#### Data segment
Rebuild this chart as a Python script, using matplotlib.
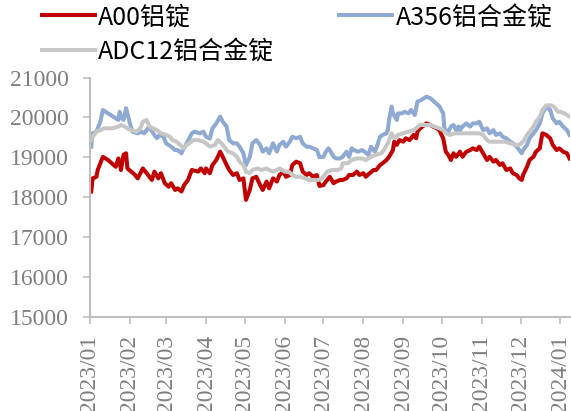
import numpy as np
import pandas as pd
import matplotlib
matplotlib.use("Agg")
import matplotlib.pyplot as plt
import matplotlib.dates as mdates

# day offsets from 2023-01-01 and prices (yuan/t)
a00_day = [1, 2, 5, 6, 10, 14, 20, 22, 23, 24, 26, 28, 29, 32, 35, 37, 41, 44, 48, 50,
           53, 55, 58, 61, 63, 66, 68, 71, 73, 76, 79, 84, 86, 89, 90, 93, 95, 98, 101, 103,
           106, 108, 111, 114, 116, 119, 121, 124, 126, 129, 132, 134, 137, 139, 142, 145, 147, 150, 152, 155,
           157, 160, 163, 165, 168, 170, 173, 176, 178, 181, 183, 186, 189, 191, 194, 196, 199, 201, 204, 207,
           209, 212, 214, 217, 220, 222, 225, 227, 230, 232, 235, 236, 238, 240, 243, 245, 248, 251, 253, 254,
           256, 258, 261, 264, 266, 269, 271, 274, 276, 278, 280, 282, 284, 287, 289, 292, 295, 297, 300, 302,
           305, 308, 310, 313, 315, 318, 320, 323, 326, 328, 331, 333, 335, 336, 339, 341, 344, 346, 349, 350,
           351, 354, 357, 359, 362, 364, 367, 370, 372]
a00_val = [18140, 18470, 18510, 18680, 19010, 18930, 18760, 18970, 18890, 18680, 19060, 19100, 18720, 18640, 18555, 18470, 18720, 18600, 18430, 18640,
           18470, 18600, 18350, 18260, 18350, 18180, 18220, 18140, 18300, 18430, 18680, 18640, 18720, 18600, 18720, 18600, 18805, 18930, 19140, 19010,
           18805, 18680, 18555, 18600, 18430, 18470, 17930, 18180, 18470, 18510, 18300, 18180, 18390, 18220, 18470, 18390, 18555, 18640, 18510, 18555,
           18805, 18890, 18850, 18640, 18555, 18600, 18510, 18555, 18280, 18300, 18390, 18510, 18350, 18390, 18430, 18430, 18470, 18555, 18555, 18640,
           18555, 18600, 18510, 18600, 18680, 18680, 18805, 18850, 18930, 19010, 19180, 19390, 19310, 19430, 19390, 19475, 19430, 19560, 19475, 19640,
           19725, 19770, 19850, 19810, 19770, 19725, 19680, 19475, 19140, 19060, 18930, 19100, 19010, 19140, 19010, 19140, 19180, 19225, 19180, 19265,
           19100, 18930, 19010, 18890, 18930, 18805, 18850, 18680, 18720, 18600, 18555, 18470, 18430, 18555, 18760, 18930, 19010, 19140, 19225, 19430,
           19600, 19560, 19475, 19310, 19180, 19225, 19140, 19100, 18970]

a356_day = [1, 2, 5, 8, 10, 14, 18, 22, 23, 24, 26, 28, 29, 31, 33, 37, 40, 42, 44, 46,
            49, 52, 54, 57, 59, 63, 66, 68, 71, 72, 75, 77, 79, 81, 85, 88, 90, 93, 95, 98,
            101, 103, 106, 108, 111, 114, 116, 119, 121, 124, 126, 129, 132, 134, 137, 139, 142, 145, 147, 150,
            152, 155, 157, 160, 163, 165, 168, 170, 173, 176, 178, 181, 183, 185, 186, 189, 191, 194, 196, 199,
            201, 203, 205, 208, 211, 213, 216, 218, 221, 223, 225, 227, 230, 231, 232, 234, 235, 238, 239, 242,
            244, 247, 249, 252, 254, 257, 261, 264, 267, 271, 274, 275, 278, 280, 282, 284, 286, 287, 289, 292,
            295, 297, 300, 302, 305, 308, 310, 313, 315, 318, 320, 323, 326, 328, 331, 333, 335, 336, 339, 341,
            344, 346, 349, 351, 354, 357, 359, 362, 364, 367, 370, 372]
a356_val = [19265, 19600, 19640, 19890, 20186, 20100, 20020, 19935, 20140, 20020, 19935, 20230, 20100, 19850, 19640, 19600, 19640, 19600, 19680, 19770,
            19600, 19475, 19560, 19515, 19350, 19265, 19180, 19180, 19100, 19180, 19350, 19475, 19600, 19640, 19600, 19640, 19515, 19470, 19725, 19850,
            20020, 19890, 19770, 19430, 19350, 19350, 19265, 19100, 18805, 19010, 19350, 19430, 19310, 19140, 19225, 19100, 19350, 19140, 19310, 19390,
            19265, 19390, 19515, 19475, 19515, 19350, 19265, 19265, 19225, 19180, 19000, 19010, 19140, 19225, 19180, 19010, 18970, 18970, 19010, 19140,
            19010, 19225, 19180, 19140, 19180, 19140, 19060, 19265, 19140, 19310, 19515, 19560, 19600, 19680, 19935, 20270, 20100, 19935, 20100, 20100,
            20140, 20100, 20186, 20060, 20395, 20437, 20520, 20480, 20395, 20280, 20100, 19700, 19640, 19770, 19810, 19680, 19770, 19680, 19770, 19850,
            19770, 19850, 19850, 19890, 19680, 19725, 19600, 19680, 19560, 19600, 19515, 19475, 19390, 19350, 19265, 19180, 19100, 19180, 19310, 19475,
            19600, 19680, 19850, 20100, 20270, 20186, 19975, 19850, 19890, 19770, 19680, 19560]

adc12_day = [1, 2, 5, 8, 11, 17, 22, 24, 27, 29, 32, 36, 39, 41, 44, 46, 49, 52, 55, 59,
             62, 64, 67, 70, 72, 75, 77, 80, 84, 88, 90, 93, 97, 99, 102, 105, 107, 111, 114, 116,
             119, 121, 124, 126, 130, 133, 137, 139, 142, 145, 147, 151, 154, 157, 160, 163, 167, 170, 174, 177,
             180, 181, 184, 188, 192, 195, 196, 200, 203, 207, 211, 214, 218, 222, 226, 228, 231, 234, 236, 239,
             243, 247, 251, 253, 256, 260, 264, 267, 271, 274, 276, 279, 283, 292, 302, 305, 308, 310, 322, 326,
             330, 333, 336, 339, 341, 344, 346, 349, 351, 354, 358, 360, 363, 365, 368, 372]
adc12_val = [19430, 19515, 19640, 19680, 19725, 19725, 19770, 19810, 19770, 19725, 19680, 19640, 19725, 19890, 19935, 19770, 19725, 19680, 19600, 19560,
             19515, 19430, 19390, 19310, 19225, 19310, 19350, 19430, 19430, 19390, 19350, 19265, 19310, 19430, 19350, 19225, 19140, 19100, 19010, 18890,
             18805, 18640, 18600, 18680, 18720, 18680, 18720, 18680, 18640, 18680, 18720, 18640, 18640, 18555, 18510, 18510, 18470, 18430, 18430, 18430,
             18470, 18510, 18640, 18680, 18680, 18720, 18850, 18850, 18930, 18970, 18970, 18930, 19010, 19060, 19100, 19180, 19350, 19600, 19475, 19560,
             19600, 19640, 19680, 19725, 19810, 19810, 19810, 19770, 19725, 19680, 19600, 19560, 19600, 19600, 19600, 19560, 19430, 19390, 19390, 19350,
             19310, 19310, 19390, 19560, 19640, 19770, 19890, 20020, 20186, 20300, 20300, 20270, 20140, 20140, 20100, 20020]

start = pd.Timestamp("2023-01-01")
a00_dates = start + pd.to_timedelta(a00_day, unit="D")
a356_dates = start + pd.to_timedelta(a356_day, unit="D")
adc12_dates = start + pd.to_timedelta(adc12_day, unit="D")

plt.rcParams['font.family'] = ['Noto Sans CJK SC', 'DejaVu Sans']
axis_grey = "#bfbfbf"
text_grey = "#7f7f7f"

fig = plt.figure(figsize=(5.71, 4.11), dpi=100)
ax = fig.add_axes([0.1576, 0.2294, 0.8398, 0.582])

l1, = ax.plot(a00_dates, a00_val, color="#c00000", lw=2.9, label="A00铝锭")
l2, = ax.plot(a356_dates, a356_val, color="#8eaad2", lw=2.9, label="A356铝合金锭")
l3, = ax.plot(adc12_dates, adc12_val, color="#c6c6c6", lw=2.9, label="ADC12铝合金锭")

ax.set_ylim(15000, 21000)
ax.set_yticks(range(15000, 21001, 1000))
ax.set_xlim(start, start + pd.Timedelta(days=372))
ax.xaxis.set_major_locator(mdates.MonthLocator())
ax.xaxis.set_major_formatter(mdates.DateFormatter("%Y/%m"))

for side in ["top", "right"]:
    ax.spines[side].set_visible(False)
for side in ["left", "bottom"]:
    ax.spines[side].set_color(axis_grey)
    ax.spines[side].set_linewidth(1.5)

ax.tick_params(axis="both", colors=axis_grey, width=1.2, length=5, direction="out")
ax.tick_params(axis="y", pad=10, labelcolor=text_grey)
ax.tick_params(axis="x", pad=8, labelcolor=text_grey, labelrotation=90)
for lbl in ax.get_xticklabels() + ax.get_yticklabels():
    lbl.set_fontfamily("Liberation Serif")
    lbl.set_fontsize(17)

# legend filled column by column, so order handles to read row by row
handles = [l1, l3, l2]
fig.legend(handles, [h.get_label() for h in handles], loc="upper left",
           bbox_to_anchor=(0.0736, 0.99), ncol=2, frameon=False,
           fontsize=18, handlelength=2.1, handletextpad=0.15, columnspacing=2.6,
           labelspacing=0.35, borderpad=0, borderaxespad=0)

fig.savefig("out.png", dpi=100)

#### Description of the task
Restate the material word for word from its first line through the line containing "import matplotlib.dates as mdates", both included; the pictures do not belong in it.

#### Reply to the exercise
Rebuild this chart as a Python script, using matplotlib.
import numpy as np
import pandas as pd
import matplotlib
matplotlib.use("Agg")
import matplotlib.pyplot as plt
import matplotlib.dates as mdates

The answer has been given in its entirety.